Immediately following ordination, he accepted a position as rector at the prestigious school of the Canons Regular of the Most Holy Sepulcher in Miechow. That such a school would offer him this position at his relatively young age was evidence of John’s exceptional intellect and talents. It was there in conducting formation classes for the young novices that he became firmly grounded in the writings and spirituality of St. Augustine.

In 1429, a position became vacant in the Philosophy Department at the Jagiellonian University. John quickly returned to Krakow for the opportunity, taking up residence at the university where he remained until his death. He also began studies in theology and, after 13 long years of study intertwined with teaching and administrative duties as head of the Philosophy Department, he finally received his doctorate. Later, after the death of his mentor, the eminent theologian Benedykt Hesse, John assumed directorship of the university’s Theology Department.

As most learned men of his day, John spent many of his free hours hand-copying manuscripts of the Holy Scriptures, theological tracts, and other scholarly works. Although only 26 volumes have survived to our time, their total of over 18,000 pages is a testament to his exceptional industriousness.

During the course of his life in Krakow, John became well known among the city’s residents for his generosity and compassion toward the poor, always sacrificing his own needs in order to help those less fortunate. He felt a special affinity toward needy students at the university, helping to care for their spiritual, physical, and academic needs, whether it was in the classroom or from the pulpit, everyone knew him as a staunch defender of the faith and enemy of heretics.

By the time the Master from Kenty died on December 24, 1473, the people of Krakow already considered him a very holy man.
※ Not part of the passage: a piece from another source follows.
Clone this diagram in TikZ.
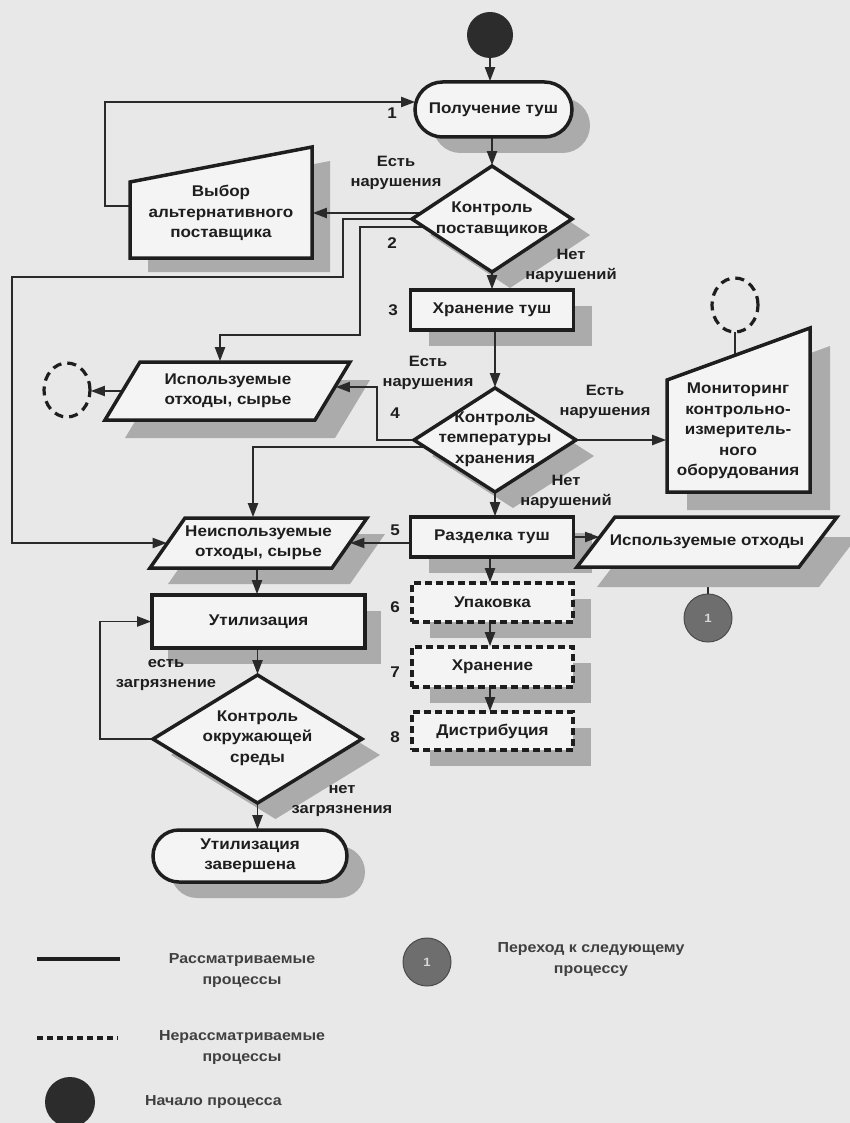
\documentclass[tikz,border=0pt]{standalone}
\usepackage{fontspec}
\setmainfont{Liberation Sans}[FakeStretch=1.1]
\usetikzlibrary{arrows.meta,shapes.geometric}

\definecolor{paper}{HTML}{E8E8E8}
\definecolor{boxfill}{HTML}{F4F4F4}
\definecolor{shadowc}{HTML}{ABABAB}
\definecolor{ink}{HTML}{1E1E1E}
\definecolor{linec}{HTML}{2A2A2A}
\definecolor{startc}{HTML}{2C2C2C}
\definecolor{nextc}{HTML}{6E6E6E}
\definecolor{nexttext}{HTML}{D8D8D8}

\pgfdeclarelayer{paperlayer}
\pgfdeclarelayer{shadowlayer}
\pgfdeclarelayer{linelayer}
\pgfsetlayers{paperlayer,shadowlayer,linelayer,main}

\tikzset{
  box/.style={draw=ink, line width=3.5pt, fill=boxfill, outer sep=0pt, line join=miter},
  dbox/.style={draw=ink, line width=3.2pt, fill=boxfill, outer sep=0pt, dash pattern=on 7pt off 4pt},
  shade/.style={fill=shadowc, draw=none},
  txt/.style={align=center, inner sep=0pt, text=ink, font=\fontsize{15.5}{20.5}\selectfont\bfseries},
  lbl/.style={align=center, inner sep=0pt, text=ink, font=\fontsize{15}{20}\selectfont\bfseries},
  num/.style={inner sep=0pt, text=ink, font=\fontsize{15.5}{18}\selectfont\bfseries},
  legtxt/.style={align=center, inner sep=0pt, text=ink!85, font=\fontsize{14.5}{21}\selectfont\bfseries},
  conn/.style={draw=linec, line width=1.9pt},
  arr/.style={conn, -{Triangle[length=14pt,width=10pt]}, shorten >=0.8pt},
  dring/.style={ellipse, draw=ink, line width=3.2pt, dash pattern=on 9pt off 6pt,
    minimum width=46pt, minimum height=54pt, inner sep=0pt, outer sep=0pt},
  nextcircle/.style={circle, fill=nextc, draw=ink!80, line width=1pt, minimum size=48pt,
    inner sep=0pt, text=nexttext, font=\fontsize{12}{12}\selectfont\bfseries},
  startcircle/.style={circle, fill=startc, inner sep=0pt},
}

\begin{document}
\begin{tikzpicture}[x=1pt,y=-1pt]
\useasboundingbox (0,0) rectangle (850,1123);
\begin{pgfonlayer}{paperlayer}
  \fill[paper] (0,0) rectangle (850,1123);
\end{pgfonlayer}

% ---------- outlines of the slanted shapes ----------
\def\altpath{(130,182) -- (312,147) -- (312,258) -- (130,258) -- cycle}
\def\monpath{(667,380) -- (810,328) -- (810,492) -- (667,492) -- cycle}
\def\usedApath{(140,362) -- (350,362) -- (315,420) -- (105,420) -- cycle}
\def\unusedpath{(185,518) -- (367,518) -- (332,568) -- (150,568) -- cycle}
\def\usedBpath{(615,517) -- (837,517) -- (799,567) -- (577,567) -- cycle}

% ---------- main column ----------
\node[startcircle, minimum size=46pt] (start) at (490,35) {};
\node[box, rounded corners=27.5pt, minimum width=157pt, minimum height=55pt, txt] (recv) at (493.5,109.5) {Получение туш};
\node[box, diamond, minimum width=160pt, minimum height=106pt, inner sep=0pt] (c1) at (492,219) {};
\node[txt] (c1t) at (492,219) {Контроль\\поставщиков};
\node[box, minimum width=163pt, minimum height=40pt, txt] (store) at (492,310) {Хранение туш};
\node[box, diamond, minimum width=162pt, minimum height=104pt, inner sep=0pt] (c2) at (495,440) {};
\node[txt] (c2t) at (495,439) {Контроль\\температуры\\хранения};
\node[box, minimum width=163pt, minimum height=40pt, txt] (cut) at (492,537) {Разделка туш};
\node[dbox, minimum width=161pt, minimum height=39pt, txt] (pack) at (492.5,602.5) {Упаковка};
\node[dbox, minimum width=161pt, minimum height=40pt, txt] (store2) at (492.5,667) {Хранение};
\node[dbox, minimum width=161pt, minimum height=38pt, txt] (dist) at (492.5,731) {Дистрибуция};

% ---------- left column ----------
\draw[box] \altpath;
\node[txt] (alt) at (221,213) {Выбор\\альтернативного\\поставщика};
\draw[box] \usedApath;
\node[txt] (usedA) at (228,391) {Используемые\\отходы, сырье};
\node[dring] (dc1) at (67,390) {};
\draw[box] \unusedpath;
\node[txt] (unused) at (258.5,543) {Неиспользуемые\\отходы, сырье};
\node[box, minimum width=213pt, minimum height=53pt, txt] (util) at (258.5,621.5) {Утилизация};
\node[box, diamond, minimum width=209pt, minimum height=128pt, inner sep=0pt] (c3) at (257.5,739) {};
\node[txt] (c3t) at (257.5,738) {Контроль\\окружающей\\среды};
\node[box, rounded corners=26pt, minimum width=194pt, minimum height=52pt, txt] (done) at (250,856) {Утилизация\\завершена};

% ---------- right column ----------
\draw[box] \monpath;
\node[txt] (mon) at (738,431) {Мониторинг\\контрольно-\\измеритель-\\ного\\оборудования};
\node[dring] (dc2) at (735,305) {};
\draw[box] \usedBpath;
\node[txt] (usedB) at (707,542) {Используемые отходы};
\node[nextcircle] (next) at (708,618) {1};

% ---------- connection points on the slanted shapes ----------
\coordinate (altR) at (312,213);
\coordinate (altL) at (130,206);
\coordinate (recvL) at (416,102);
\coordinate (usedAT) at (220,362);
\coordinate (usedAR) at (335,387);
\coordinate (usedAL) at (122,391);
\coordinate (unusedT) at (253,518);
\coordinate (unusedL) at (167.5,543);
\coordinate (unusedR) at (349.5,543);
\coordinate (unusedB) at (257,568);
\coordinate (monL) at (667,440);
\coordinate (monT) at (735,355);
\coordinate (usedBL) at (600,537);
\coordinate (usedBB) at (708,567);

% ---------- shadows ----------
\begin{pgfonlayer}{paperlayer}
  \draw[conn] (usedBB) -- (next.north);
\end{pgfonlayer}
\begin{pgfonlayer}{shadowlayer}
  \fill[shade, rounded corners=27.5pt] ([shift={(18,16)}]recv.north west) rectangle ([shift={(18,16)}]recv.south east);
  \fill[shade] ([shift={(18,16)}]c1.north) -- ([shift={(18,16)}]c1.east) -- ([shift={(18,16)}]c1.south) -- ([shift={(18,16)}]c1.west) -- cycle;
  \fill[shade] ([shift={(18,16)}]store.north west) rectangle ([shift={(18,16)}]store.south east);
  \fill[shade] ([shift={(18,16)}]c2.north) -- ([shift={(18,16)}]c2.east) -- ([shift={(18,16)}]c2.south) -- ([shift={(18,16)}]c2.west) -- cycle;
  \fill[shade] ([shift={(18,16)}]cut.north west) rectangle ([shift={(18,16)}]cut.south east);
  \fill[shade] ([shift={(18,16)}]pack.north west) rectangle ([shift={(18,16)}]pack.south east);
  \fill[shade] ([shift={(18,16)}]store2.north west) rectangle ([shift={(18,16)}]store2.south east);
  \fill[shade] ([shift={(18,16)}]dist.north west) rectangle ([shift={(18,16)}]dist.south east);
  \fill[shade, shift={(18,14)}] \altpath;
  \fill[shade, shift={(20,18)}] \usedApath;
  \fill[shade, shift={(18,16)}] \unusedpath;
  \fill[shade, shift={(20,18)}] \monpath;
  \fill[shade, shift={(20,20)}] \usedBpath;
  \fill[shade] ([shift={(16,16)}]util.north west) rectangle ([shift={(16,16)}]util.south east);
  \fill[shade] ([shift={(18,16)}]c3.north) -- ([shift={(18,16)}]c3.east) -- ([shift={(18,16)}]c3.south) -- ([shift={(18,16)}]c3.west) -- cycle;
  \fill[shade, rounded corners=26pt] ([shift={(18,16)}]done.north west) rectangle ([shift={(18,16)}]done.south east);
\end{pgfonlayer}

% ---------- connectors ----------
\begin{pgfonlayer}{linelayer}
  \draw[arr] (start.south) -- (start.south |- recv.north);
  \draw[arr] (c1.north |- recv.south) -- (c1.north);
  \draw[arr] (c1.center |- altR) -- (altR);
  \draw[arr] (c1.center) -- (343,219) -- (343,277) -- (12,277) -- (12,543) -- (unusedL);
  \draw[arr] ([yshift=-8pt]c1.center) -- (360,227) -- (360,335) -- (220,335) -- (usedAT);
  \draw[arr] (altL) -- (105,206) -- (105,102) -- (recvL);
  \draw[arr] (c1.south) -- (c1.south |- store.north);
  \draw[arr] (c2.north |- store.south) -- (c2.north);
  \draw[arr] (c2.center) -- (377,440) -- (377,387) -- (usedAR);
  \draw[arr] ([yshift=-7pt]c2.center) -- (253,447) -- (unusedT);
  \draw[arr] (c2.east) -- (monL);
  \draw[conn] (monT) -- (dc2.south);
  \draw[arr] (usedAL) -- (usedAL -| dc1.east);
  \draw[arr] (c2.south) -- (c2.south |- cut.north);
  \draw[arr] (cut.west |- unusedR) -- (unusedR);
  \draw[arr] (cut.east) -- (usedBL);
  \draw[arr] ([xshift=-2.5pt]pack.north |- cut.south) -- ([xshift=-2.5pt]pack.north);
  \draw[arr] ([xshift=-2.5pt]store2.north |- pack.south) -- ([xshift=-2.5pt]store2.north);
  \draw[arr] ([xshift=-2.5pt]dist.north |- store2.south) -- ([xshift=-2.5pt]dist.north);
  \draw[arr] (unusedB) -- (unusedB |- util.north);
  \draw[arr] (c3.north |- util.south) -- (c3.north);
  \draw[arr] (c3.west) -- (100,739) -- (100,621.5) -- (util.west);
  \draw[arr] (c3.south) -- (c3.south |- done.north);
\end{pgfonlayer}

% ---------- step numbers ----------
\node[num] (n1) at (392,113) {1};
\node[num] (n2) at (392,243) {2};
\node[num] (n3) at (393,310) {3};
\node[num] (n4) at (395,413) {4};
\node[num] (n5) at (395,530) {5};
\node[num] (n6) at (395,607) {6};
\node[num] (n7) at (395,672) {7};
\node[num] (n8) at (395,737) {8};

% ---------- branch labels ----------
\node[lbl] (l1) at (396,173) {Есть\\нарушения};
\node[lbl] (l2) at (571,266) {Нет\\нарушений};
\node[lbl] (l3) at (428,373) {Есть\\нарушения};
\node[lbl] (l4) at (605,402) {Есть\\нарушения};
\node[lbl] (l5) at (566,492) {Нет\\нарушений};
\node[lbl] (l6) at (166,675) {есть\\загрязнение};
\node[lbl] (l7) at (342,801) {нет\\загрязнения};

% ---------- legend ----------
\coordinate (lsA) at (37,959);
\coordinate (lsB) at (120,959);
\draw[ink, line width=3.5pt] (lsA) -- (lsB);
\node[legtxt] (leg1) at (242,971) {Рассматриваемые\\процессы};
\coordinate (ldA) at (37,1038);
\coordinate (ldB) at (118,1038);
\draw[ink, line width=4pt, dash pattern=on 6pt off 4pt] (ldA) -- (ldB);
\node[legtxt] (leg2) at (242,1048) {Нерассматриваемые\\процессы};
\node[startcircle, minimum size=50pt] (legstart) at (70,1102) {};
\node[legtxt, anchor=west] (leg3) at (145,1102) {Начало процесса};
\node[nextcircle] (legnext) at (427,962) {1};
\node[legtxt] (leg4) at (591,960) {Переход к следующему\\процессу};
\end{tikzpicture}
\end{document}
That this opinion was wholly justified can be evidenced by the numerous favors and miracles attributed to John’s intercession, beginning immediately following his death. Before long, John from Kenty became known widely throughout Europe, drawing pilgrims from many countries to his tomb in the university’s Collegiate Church of St. Anne.
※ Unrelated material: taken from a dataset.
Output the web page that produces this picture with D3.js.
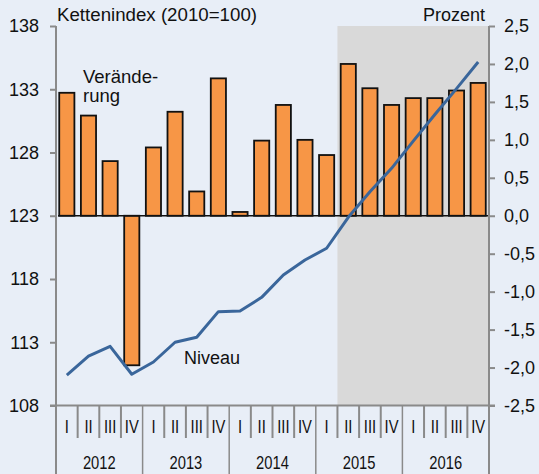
<!DOCTYPE html>
<html lang="de">
<head>
<meta charset="UTF-8">
<title>Kettenindex</title>
<script src="https://d3js.org/d3.v7.min.js"></script>
<style>
  body { margin: 0; background: #e8eef7; }
  svg text { font-family: "Liberation Sans", Arial, sans-serif; fill: #111; }
</style>
</head>
<body>
<svg id="chart" width="539" height="474"></svg>
<script>
// data
const quarters = ["I","II","III","IV","I","II","III","IV","I","II","III","IV","I","II","III","IV","I","II","III","IV"];
const years = ["2012","2013","2014","2015","2016"];
const change = [1.62,1.32,0.72,-1.97,0.90,1.37,0.32,1.81,0.05,0.99,1.46,1.00,0.80,2.00,1.68,1.46,1.55,1.55,1.65,1.75];
const level = [110.41,111.91,112.68,110.47,111.44,113.0,113.39,115.42,115.47,116.55,118.32,119.5,120.43,122.88,124.9,126.75,128.9,131.0,133.05,135.15];
const leftTicks = [108,113,118,123,128,133,138];
const rightTicks = [-2.5,-2,-1.5,-1,-0.5,0,0.5,1,1.5,2,2.5];
const shadeFrom = 13; // 2015 II onwards

const svg = d3.select("#chart");
const L = 56, R = 489, T = 26, B = 405.5;
const axisCol = "#8a8a8a";

const idx = d3.range(quarters.length);
const x = d3.scaleBand().domain(idx).range([L, R]).paddingInner(0.3).paddingOuter(0.15);
const step = x.step();
const yL = d3.scaleLinear().domain([108, 138]).range([B, T]);
const yR = d3.scaleLinear().domain([-2.5, 2.5]).range([B, T]);

svg.append("rect").attr("width", 539).attr("height", 474).attr("fill", "#e8eef7");

// shaded forecast area
svg.append("rect")
  .attr("x", L + shadeFrom * step).attr("y", T)
  .attr("width", R - (L + shadeFrom * step)).attr("height", B - T)
  .attr("fill", "#d9d9d9");

// bars
svg.selectAll(".bar").data(change).enter().append("rect")
  .attr("x", (d, i) => x(i))
  .attr("width", x.bandwidth())
  .attr("y", d => yR(Math.max(0, d)))
  .attr("height", d => Math.abs(yR(d) - yR(0)))
  .attr("fill", "#f79646")
  .attr("stroke", "#111")
  .attr("stroke-width", 1.8);

// zero line
svg.append("line")
  .attr("x1", L + 2).attr("x2", R).attr("y1", yR(0)).attr("y2", yR(0))
  .attr("stroke", "#111").attr("stroke-width", 1.5);

// level line
const line = d3.line().x((d, i) => x(i) + x.bandwidth() / 2).y(d => yL(d));
svg.append("path").datum(level)
  .attr("d", line).attr("fill", "none")
  .attr("stroke", "#3a669b").attr("stroke-width", 3)
  .attr("stroke-linejoin", "round");

// left axis
const gl = svg.append("g").attr("transform", `translate(${L},0)`)
  .call(d3.axisLeft(yL).tickValues(leftTicks).tickSize(6).tickPadding(11).tickFormat(d3.format("d")));
gl.select(".domain").remove();
gl.selectAll("line").attr("stroke", axisCol).attr("stroke-width", 2);
gl.selectAll("text").attr("font-size", 18).attr("fill", "#111");

// right axis
const fmt = d => d.toFixed(1).replace(".", ",");
const gr = svg.append("g").attr("transform", `translate(${R},0)`)
  .call(d3.axisRight(yR).tickValues(rightTicks).tickSize(6).tickPadding(9).tickFormat(fmt));
gr.select(".domain").remove();
gr.selectAll("line").attr("stroke", axisCol).attr("stroke-width", 2);
gr.selectAll("text").attr("font-size", 18).attr("fill", "#111");

// axis lines
svg.append("line").attr("x1", L).attr("x2", L).attr("y1", T).attr("y2", 474)
  .attr("stroke", axisCol).attr("stroke-width", 2);
svg.append("line").attr("x1", R).attr("x2", R).attr("y1", T).attr("y2", 474)
  .attr("stroke", axisCol).attr("stroke-width", 2);
svg.append("line").attr("x1", L - 6).attr("x2", R + 6).attr("y1", B).attr("y2", B)
  .attr("stroke", axisCol).attr("stroke-width", 2);

// category separators
idx.slice(1).forEach(i => {
  const xs = L + i * step;
  svg.append("line").attr("x1", xs).attr("x2", xs)
    .attr("y1", B).attr("y2", i % 4 === 0 ? 474 : 438)
    .attr("stroke", axisCol).attr("stroke-width", i % 4 === 0 ? 1.5 : 2);
});

// category labels (narrow)
svg.selectAll(".q").data(quarters).enter().append("text")
  .attr("transform", (d, i) => `translate(${L + (i + 0.5) * step},433) scale(0.82,1)`)
  .attr("text-anchor", "middle").attr("font-size", 18).text(d => d);
svg.selectAll(".yr").data(years).enter().append("text")
  .attr("transform", (d, i) => `translate(${L + (i * 4 + 2) * step},469) scale(0.82,1)`)
  .attr("text-anchor", "middle").attr("font-size", 18).text(d => d);

// titles and annotations
svg.append("text").attr("x", 57).attr("y", 20.5).attr("font-size", 18.7).text("Kettenindex (2010=100)");
svg.append("text").attr("x", 485).attr("y", 20.5).attr("font-size", 18).attr("text-anchor", "end").text("Prozent");
svg.append("text").attr("x", 83).attr("y", 82.5).attr("font-size", 18.5).text("Verände-");
svg.append("text").attr("x", 83).attr("y", 102).attr("font-size", 18.5).text("rung");
svg.append("text").attr("x", 184).attr("y", 364).attr("font-size", 18).text("Niveau");
</script>
</body>
</html>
Despite this, the process for his beatification did not begin until 150 years later. Finally, in 1676, Pope Clement XIII declared him a saint of the Roman Catholic Church, proclaiming October 20 as his feast day.

Throughout his many years in Krakow, our philosopher Pontiff, St. John Paul II drew much inspiration at the grave of his patron saint of learning. It was no surprise, therefore, that during his 1997 pilgrimage to Poland, he once more prayed at the saint’s tomb. There, during a special gathering with professors from the Jagiellonian University (both his and St. John’s alma mater), he alluded to the Master from Kenty when he stated the saint’s life exemplified what emerges when “knowledge and wisdom seek a covenant with holiness.”



Taken from Society of St. John Cantius newsletter Via Sacra, Vol.1, Issue 2, May 25, 1999

St. John from Kenty, patron of our religious community, lived in times not unlike our own. Although not as intense as the cultural crisis of the late twentieth century, his time was nonetheless a period of tension and sweeping change. As for us, it was a time of crisis as well as reform in the realms of culture, politics, and religion.

In Europe of the fifteenth century, the Church was still reeling from the effects of the western schism. The emergence of antipopes divided the allegiances of Catholics. Criticism of Church authority led to the support of conciliarism, which asserted that the only solution to the Church’s problems was submission of the Pope to the authority of Church councils.

Many philosophers wished to separate the Church from the realm of learning, some mystics wished to separate piety from a search for the truth, Hussite heretics wished to detach the Church from all temporal matters, and academics defended the rights of pagans and schismatics under the banner of freedom of conscience. The similarity to our time is uncanny.

However, even amidst such sentiments among many of his colleagues at the Krakovian Academy, St. John from Kenty stood firm in his loyalty to the Roman Pontiff and the timeless teachings of the Church.

Despite the turmoil, it was also a period of renewal within the Church. St. John stood out as one of a number of mystics in fifteenth-century Krakow who were influenced by devotio moderna—a contemporary Dutch movement, which encouraged lay people to a life of individual piety through reflection on the Gospels, personal consecration, and works of mercy. It also promoted a renewed devotion to the Eucharist through the practice - considered revolutionary for the time - of frequent reception of Confession and Holy Communion.

The influence of this movement on the Master from Kenty may explain why, among the numerous manuscripts produced by this seasoned scholar, we find no great theological or mystical treatises. One trait characteristic of devotio moderna was that it did not encourage the writing of such works, as was popular in that day. It called rather for a humble silence and renunciation of the unnecessary praise from others, that such works would have entailed.

What the Master from Kenty did leave us, however, were many volumes of transcribed manuscripts, as well as practical commentaries on morality and faith.

St. John from Kenty didn’t found a school of mysticism or live in a monastery, but in a manner unique for his day, he demonstrated how one could live the Gospels in everyday life through service to the Church and one’s fellow man. He drew constant inspiration from a deep devotion to Christ’s Passion and a profound love of our Savior’s Blessed Mother.

So exemplary was he, that two centuries later, Pope Clement XIII wrote for his canonization that the saint from Kenty “belonged to a group of outstanding men, distinguished by knowledge and holiness, who both taught and put into practice, as well as defended, the true faith which was under attack by its enemies.”